The influx of arms into Africa and Asia since the 19th century became a political and business weapon to control the balance of power in countries where developed nations had corporate interests. The Third World weaponry explosion happened from 1978 to 1985 when governments ordered $258 billion worth of arms and ammunition, including 13,960 tanks and self-propelled artillery, 27,605 armoured personnel carriers, 4,005 supersonic aircraft, and 34,948 surface-to-air missiles, according to an Ohio State University input.

It is obvious that long-lasting peace for the long run is unhealthy for arms dealers and their government lobbyists. If American and European leaders are competing with Russia in a war of words than guns, the logical question would be, “Are such noises meant for facilitating both immediate and future orders for countries likely to fight a war or is it a coincidence that top Western leaders really believe that a Ukraine invasion is imminent?’ US President Joe Biden even declared the date and time of the attack; both were wrong.

The 30-member EU amplifies the US concern with all the resources at their command. For both Russia and the West, the military confrontation is an exercise in market expansion by the acquisition of arms and their massive use. No major international war has broken out since World War II. But more time and money has been spent on predicting wars or manufacturing war hysteria than on making life better for people. The US has splurged trillions of dollars on wars it fought supposedly to protect democracy in Afghanistan and West Asia. In Afghanistan, it retreated shamefully, abandoning sophisticated arms and fighter jets in the hands of those it wanted to eliminate.
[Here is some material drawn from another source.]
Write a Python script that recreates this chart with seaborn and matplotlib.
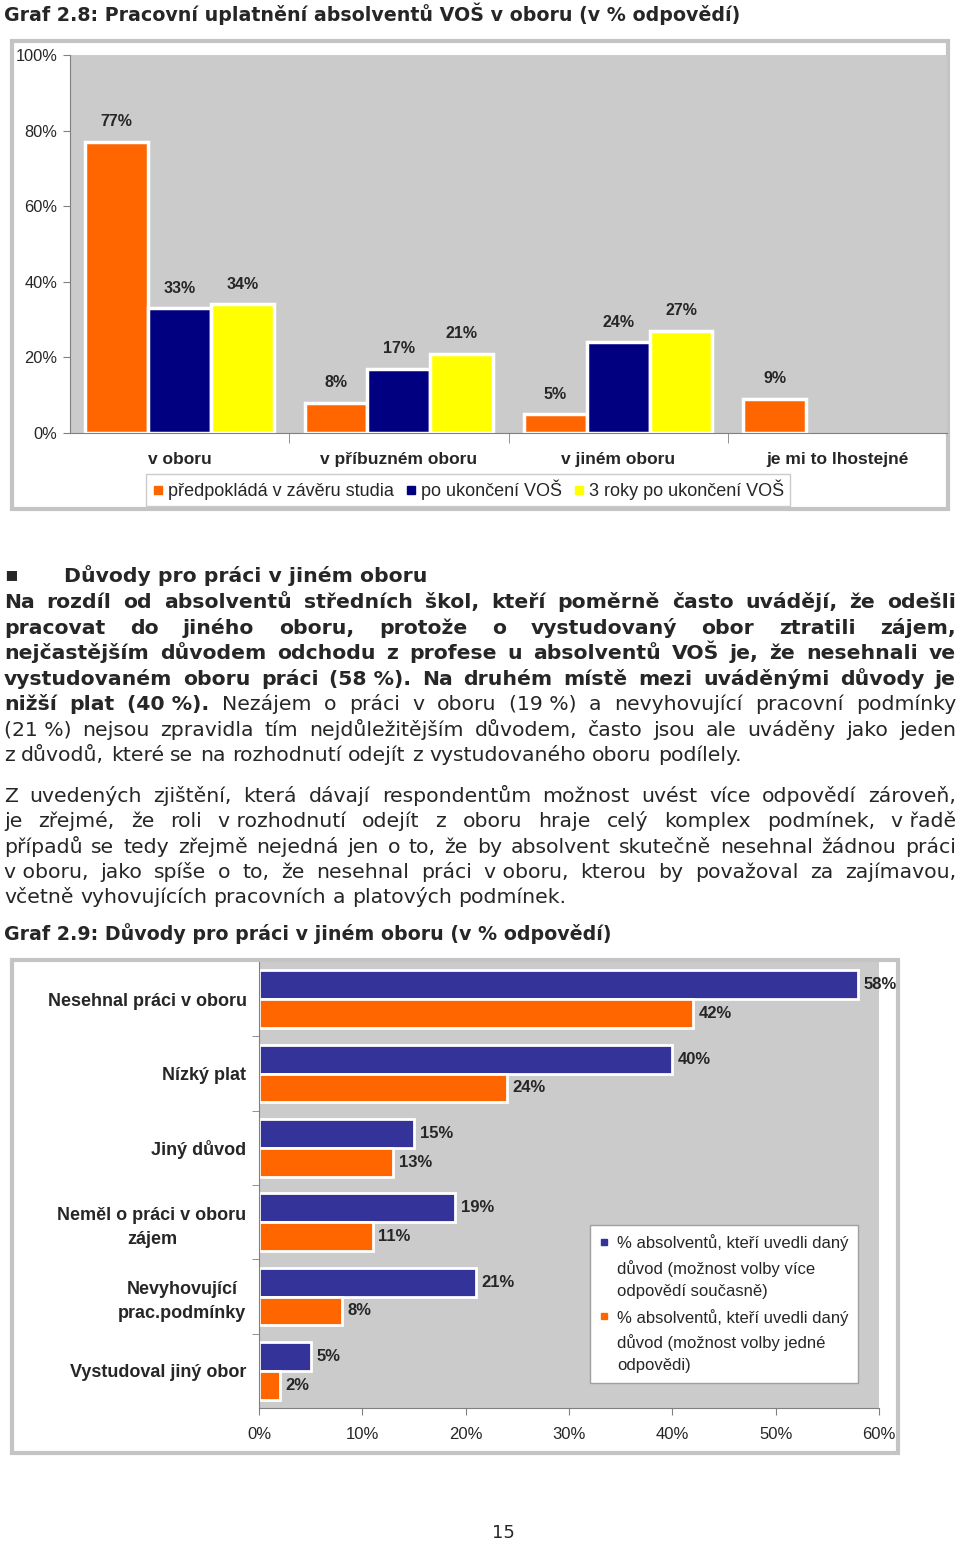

War and upgrading mass murder is a highly profitable business. Private security companies hire war veterans to fight terrorists and small governments. Sometimes terrorists themselves hire mercenaries as seen in Syria. Researchers name invisible armies created by Private Military and Security Companies (PMSCs). Though the numbers and revenue are shrouded in mystery, private armies are a $200 billion enterprise comprising over 500 small and big entities. For example, over 100,000 private soldiers were drafted by the US in Iraq and Afghanistan. The US spent over $120 billion on hiring PMSCs for operations outside the country in 2011. It seems that expensive arms are delivered to terrorists all over the world when border forces are perhaps drunk, sleeping, or bribed, or all three, at border check posts. War is a business that never sleeps.